» **WHAT TO PRODUCE**:
Leave out any pictures and transcribe all other data below exactly.

★ ★ ★ ★ ★ ★ ★

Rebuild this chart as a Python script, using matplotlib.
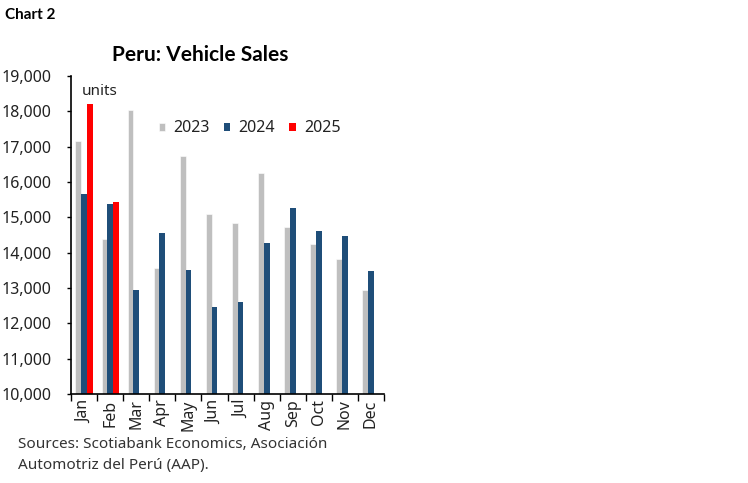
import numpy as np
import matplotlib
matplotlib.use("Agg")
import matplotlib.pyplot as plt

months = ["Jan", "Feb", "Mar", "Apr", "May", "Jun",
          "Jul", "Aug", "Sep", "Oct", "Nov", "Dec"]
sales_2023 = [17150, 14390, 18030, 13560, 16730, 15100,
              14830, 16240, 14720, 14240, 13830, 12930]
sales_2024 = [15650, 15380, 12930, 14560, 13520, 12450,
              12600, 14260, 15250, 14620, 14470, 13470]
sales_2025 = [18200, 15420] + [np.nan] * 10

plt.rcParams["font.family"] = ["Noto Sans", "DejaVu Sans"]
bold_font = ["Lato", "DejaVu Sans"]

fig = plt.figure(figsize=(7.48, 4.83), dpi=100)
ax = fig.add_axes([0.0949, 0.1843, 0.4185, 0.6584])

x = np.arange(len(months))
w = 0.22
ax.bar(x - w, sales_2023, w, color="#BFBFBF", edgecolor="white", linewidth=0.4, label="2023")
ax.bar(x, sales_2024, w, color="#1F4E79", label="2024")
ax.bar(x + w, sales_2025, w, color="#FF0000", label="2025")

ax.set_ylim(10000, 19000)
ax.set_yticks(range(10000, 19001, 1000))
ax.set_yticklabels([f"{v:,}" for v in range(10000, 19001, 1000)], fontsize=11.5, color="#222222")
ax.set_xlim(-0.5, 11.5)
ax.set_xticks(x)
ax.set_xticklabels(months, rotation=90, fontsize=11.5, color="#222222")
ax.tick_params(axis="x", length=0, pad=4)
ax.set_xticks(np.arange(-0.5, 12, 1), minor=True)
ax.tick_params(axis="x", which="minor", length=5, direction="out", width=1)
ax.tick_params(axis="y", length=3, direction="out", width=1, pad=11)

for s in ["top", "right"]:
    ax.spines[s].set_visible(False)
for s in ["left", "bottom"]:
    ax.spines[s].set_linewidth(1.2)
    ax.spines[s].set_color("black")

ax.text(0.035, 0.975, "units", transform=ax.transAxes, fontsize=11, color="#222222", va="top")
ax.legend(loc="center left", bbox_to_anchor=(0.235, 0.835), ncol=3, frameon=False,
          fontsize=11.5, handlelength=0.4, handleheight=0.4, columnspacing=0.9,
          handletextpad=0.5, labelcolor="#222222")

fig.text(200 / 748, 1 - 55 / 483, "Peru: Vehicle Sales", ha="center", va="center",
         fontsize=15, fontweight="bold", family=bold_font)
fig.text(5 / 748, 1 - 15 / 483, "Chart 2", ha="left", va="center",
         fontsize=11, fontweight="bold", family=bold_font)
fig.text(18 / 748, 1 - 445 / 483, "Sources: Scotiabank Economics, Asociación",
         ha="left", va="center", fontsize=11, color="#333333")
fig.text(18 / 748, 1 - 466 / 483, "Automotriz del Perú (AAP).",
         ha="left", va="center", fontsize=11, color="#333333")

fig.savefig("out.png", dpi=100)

★ ★ ★ ★ ★ ★ ★

» **SOLUTION TO THIS TASK**:
Rebuild this chart as a Python script, using matplotlib.
import numpy as np
import matplotlib
matplotlib.use("Agg")
import matplotlib.pyplot as plt

months = ["Jan", "Feb", "Mar", "Apr", "May", "Jun",
          "Jul", "Aug", "Sep", "Oct", "Nov", "Dec"]
sales_2023 = [17150, 14390, 18030, 13560, 16730, 15100,
              14830, 16240, 14720, 14240, 13830, 12930]
sales_2024 = [15650, 15380, 12930, 14560, 13520, 12450,
              12600, 14260, 15250, 14620, 14470, 13470]
sales_2025 = [18200, 15420] + [np.nan] * 10

plt.rcParams["font.family"] = ["Noto Sans", "DejaVu Sans"]
bold_font = ["Lato", "DejaVu Sans"]

fig = plt.figure(figsize=(7.48, 4.83), dpi=100)
ax = fig.add_axes([0.0949, 0.1843, 0.4185, 0.6584])

x = np.arange(len(months))
w = 0.22
ax.bar(x - w, sales_2023, w, color="#BFBFBF", edgecolor="white", linewidth=0.4, label="2023")
ax.bar(x, sales_2024, w, color="#1F4E79", label="2024")
ax.bar(x + w, sales_2025, w, color="#FF0000", label="2025")

ax.set_ylim(10000, 19000)
ax.set_yticks(range(10000, 19001, 1000))
ax.set_yticklabels([f"{v:,}" for v in range(10000, 19001, 1000)], fontsize=11.5, color="#222222")
ax.set_xlim(-0.5, 11.5)
ax.set_xticks(x)
ax.set_xticklabels(months, rotation=90, fontsize=11.5, color="#222222")
ax.tick_params(axis="x", length=0, pad=4)
ax.set_xticks(np.arange(-0.5, 12, 1), minor=True)
ax.tick_params(axis="x", which="minor", length=5, direction="out", width=1)
ax.tick_params(axis="y", length=3, direction="out", width=1, pad=11)

for s in ["top", "right"]:
    ax.spines[s].set_visible(False)
for s in ["left", "bottom"]:
    ax.spines[s].set_linewidth(1.2)
    ax.spines[s].set_color("black")

ax.text(0.035, 0.975, "units", transform=ax.transAxes, fontsize=11, color="#222222", va="top")
ax.legend(loc="center left", bbox_to_anchor=(0.235, 0.835), ncol=3, frameon=False,
          fontsize=11.5, handlelength=0.4, handleheight=0.4, columnspacing=0.9,
          handletextpad=0.5, labelcolor="#222222")

fig.text(200 / 748, 1 - 55 / 483, "Peru: Vehicle Sales", ha="center", va="center",
         fontsize=15, fontweight="bold", family=bold_font)
fig.text(5 / 748, 1 - 15 / 483, "Chart 2", ha="left", va="center",
         fontsize=11, fontweight="bold", family=bold_font)
fig.text(18 / 748, 1 - 445 / 483, "Sources: Scotiabank Economics, Asociación",
         ha="left", va="center", fontsize=11, color="#333333")
fig.text(18 / 748, 1 - 466 / 483, "Automotriz del Perú (AAP).",
         ha="left", va="center", fontsize=11, color="#333333")

fig.savefig("out.png", dpi=100)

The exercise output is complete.